Code that draws figures:
# # # # # # #

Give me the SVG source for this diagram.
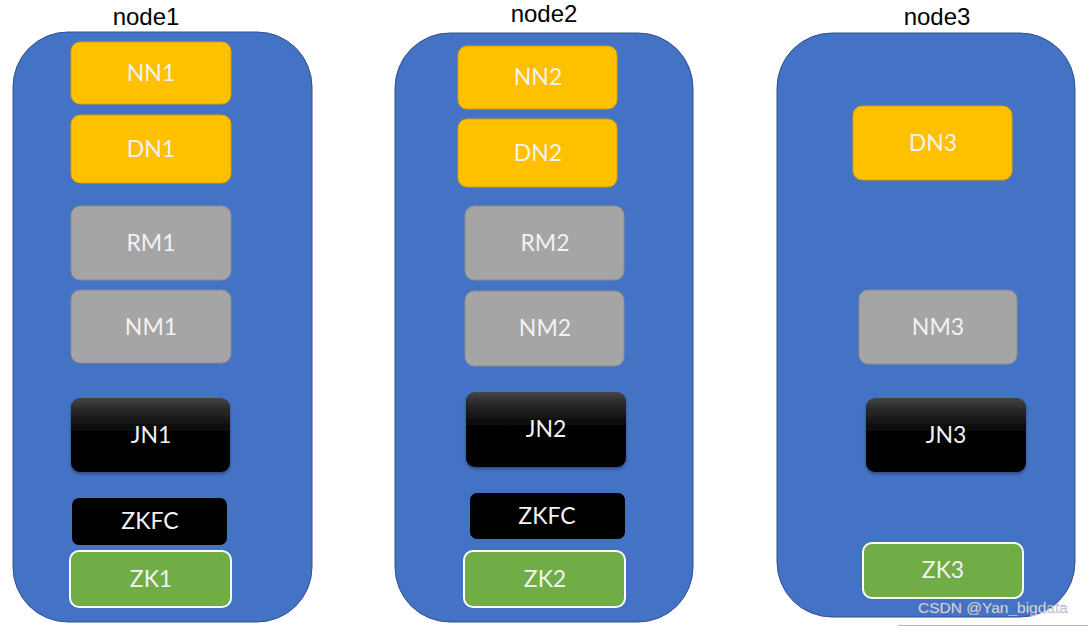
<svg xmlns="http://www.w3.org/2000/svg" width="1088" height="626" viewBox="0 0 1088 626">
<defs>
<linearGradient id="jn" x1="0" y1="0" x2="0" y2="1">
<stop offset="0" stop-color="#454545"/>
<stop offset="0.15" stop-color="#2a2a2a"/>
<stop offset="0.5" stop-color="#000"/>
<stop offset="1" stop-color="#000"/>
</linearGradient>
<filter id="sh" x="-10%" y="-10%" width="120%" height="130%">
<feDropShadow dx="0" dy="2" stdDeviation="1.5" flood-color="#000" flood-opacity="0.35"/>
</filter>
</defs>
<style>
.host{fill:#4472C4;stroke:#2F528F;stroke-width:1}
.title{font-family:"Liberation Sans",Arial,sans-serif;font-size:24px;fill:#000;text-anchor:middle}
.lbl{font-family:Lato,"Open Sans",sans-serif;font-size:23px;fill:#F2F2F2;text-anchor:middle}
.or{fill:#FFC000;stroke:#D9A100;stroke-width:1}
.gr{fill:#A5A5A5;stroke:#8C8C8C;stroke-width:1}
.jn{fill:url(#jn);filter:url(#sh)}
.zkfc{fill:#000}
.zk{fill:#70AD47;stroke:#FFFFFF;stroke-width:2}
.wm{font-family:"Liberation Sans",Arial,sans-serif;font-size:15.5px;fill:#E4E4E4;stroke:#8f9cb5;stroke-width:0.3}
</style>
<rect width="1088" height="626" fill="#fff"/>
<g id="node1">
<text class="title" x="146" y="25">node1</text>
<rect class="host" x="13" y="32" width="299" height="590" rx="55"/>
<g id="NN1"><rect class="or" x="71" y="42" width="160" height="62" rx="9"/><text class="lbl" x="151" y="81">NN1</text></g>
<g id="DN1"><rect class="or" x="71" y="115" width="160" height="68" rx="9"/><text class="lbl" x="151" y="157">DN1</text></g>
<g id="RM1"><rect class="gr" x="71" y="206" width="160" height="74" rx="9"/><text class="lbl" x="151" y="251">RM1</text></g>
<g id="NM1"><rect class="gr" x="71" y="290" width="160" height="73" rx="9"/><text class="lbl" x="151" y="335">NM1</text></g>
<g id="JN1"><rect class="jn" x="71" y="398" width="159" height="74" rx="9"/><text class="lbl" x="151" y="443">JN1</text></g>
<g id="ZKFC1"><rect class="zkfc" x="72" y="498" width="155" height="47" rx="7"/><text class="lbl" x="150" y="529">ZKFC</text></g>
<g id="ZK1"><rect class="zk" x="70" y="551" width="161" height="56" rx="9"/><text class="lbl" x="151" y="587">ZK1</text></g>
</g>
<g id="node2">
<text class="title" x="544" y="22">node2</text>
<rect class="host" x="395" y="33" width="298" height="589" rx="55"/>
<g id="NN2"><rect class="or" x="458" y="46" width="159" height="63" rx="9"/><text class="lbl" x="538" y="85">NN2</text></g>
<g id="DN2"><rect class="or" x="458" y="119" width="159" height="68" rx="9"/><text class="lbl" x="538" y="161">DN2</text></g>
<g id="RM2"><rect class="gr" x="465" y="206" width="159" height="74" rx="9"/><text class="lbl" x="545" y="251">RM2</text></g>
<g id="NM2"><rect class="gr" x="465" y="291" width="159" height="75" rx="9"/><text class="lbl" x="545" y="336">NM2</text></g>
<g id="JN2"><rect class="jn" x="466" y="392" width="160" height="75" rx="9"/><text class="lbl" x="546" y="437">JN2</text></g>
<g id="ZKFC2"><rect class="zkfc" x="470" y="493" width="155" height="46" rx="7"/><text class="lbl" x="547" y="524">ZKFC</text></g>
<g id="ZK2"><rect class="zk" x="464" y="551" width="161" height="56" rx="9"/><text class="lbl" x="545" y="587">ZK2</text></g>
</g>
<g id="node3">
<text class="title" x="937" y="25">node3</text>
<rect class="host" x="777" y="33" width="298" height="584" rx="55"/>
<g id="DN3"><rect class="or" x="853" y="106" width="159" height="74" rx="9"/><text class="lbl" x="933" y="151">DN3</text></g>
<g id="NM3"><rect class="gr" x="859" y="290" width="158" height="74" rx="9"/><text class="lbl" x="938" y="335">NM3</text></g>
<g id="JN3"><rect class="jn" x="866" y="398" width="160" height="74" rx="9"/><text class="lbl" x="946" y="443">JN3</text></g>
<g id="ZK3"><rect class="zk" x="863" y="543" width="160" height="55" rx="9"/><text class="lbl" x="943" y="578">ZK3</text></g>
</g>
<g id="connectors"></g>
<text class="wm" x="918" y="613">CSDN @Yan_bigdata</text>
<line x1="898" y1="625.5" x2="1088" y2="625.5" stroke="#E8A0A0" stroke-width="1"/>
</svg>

# # # # # # #

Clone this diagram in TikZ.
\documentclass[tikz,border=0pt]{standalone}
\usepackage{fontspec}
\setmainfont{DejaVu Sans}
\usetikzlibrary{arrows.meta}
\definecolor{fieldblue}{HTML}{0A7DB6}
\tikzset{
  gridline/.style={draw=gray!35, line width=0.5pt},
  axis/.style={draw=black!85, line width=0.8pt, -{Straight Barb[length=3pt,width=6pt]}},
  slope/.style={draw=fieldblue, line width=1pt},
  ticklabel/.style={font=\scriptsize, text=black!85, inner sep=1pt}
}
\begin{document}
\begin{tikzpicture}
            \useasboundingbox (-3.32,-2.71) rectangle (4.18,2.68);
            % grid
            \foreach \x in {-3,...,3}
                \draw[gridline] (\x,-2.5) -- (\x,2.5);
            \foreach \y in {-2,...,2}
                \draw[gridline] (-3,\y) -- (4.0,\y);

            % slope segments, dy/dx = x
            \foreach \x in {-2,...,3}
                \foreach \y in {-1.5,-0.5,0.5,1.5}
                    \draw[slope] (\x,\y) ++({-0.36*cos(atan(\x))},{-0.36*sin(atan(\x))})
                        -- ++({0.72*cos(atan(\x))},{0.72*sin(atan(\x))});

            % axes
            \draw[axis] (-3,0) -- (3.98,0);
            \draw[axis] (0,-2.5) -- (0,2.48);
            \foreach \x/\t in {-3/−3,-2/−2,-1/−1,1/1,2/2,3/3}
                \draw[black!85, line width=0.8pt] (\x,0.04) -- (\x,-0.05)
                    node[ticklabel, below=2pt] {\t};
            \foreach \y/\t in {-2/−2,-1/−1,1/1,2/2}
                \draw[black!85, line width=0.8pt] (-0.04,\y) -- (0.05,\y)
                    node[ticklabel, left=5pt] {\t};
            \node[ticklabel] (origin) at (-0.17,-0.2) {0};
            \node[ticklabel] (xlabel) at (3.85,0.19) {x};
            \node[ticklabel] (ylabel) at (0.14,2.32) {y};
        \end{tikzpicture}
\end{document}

# # # # # # #

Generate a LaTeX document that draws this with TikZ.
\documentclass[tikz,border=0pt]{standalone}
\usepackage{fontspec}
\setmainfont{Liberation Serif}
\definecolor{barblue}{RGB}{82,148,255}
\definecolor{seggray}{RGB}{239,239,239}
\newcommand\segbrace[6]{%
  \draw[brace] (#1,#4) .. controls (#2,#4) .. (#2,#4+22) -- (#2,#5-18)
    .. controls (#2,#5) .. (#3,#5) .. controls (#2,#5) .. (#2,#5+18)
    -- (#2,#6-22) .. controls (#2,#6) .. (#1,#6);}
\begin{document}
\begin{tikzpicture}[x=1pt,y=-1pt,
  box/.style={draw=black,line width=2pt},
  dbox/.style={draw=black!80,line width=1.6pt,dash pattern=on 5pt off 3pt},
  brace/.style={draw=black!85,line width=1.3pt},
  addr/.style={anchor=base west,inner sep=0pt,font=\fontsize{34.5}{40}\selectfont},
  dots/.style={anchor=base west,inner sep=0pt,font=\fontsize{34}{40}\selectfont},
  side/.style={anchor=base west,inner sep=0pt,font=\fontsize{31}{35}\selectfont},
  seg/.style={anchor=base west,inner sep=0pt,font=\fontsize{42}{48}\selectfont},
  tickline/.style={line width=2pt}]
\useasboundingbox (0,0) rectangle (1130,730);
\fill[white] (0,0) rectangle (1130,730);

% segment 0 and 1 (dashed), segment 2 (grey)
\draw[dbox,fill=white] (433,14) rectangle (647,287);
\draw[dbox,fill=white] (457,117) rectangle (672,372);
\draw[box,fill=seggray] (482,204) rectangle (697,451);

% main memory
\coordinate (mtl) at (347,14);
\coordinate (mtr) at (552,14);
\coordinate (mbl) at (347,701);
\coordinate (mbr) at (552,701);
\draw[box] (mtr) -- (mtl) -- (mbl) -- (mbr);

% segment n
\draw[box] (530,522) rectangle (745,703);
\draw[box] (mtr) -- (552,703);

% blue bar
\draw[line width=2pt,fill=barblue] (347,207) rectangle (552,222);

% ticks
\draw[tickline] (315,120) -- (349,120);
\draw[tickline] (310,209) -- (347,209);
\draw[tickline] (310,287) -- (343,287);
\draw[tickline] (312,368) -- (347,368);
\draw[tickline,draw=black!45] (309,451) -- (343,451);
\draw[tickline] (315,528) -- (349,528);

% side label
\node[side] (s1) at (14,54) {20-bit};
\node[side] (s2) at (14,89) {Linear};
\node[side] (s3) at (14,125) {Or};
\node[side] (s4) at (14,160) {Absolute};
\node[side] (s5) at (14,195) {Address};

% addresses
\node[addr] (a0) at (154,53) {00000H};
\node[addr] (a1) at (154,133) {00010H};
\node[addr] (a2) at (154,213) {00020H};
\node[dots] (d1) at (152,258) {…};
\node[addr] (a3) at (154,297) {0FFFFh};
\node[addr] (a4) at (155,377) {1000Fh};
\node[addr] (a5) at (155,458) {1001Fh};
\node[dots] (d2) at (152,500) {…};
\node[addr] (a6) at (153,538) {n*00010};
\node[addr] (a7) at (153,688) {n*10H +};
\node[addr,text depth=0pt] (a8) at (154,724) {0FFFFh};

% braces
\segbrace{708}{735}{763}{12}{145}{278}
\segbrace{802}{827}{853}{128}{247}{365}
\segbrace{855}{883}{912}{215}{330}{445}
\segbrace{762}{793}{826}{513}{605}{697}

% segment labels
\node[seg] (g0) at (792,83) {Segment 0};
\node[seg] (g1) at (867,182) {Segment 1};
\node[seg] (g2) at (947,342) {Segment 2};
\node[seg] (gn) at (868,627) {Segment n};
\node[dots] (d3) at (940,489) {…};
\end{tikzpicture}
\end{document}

# # # # # # #

» **WHAT IS BEING ASKED**:
State how many lines of the listing include the word "diagram". Reply with the number alone.

» **TASK RESULT**:
2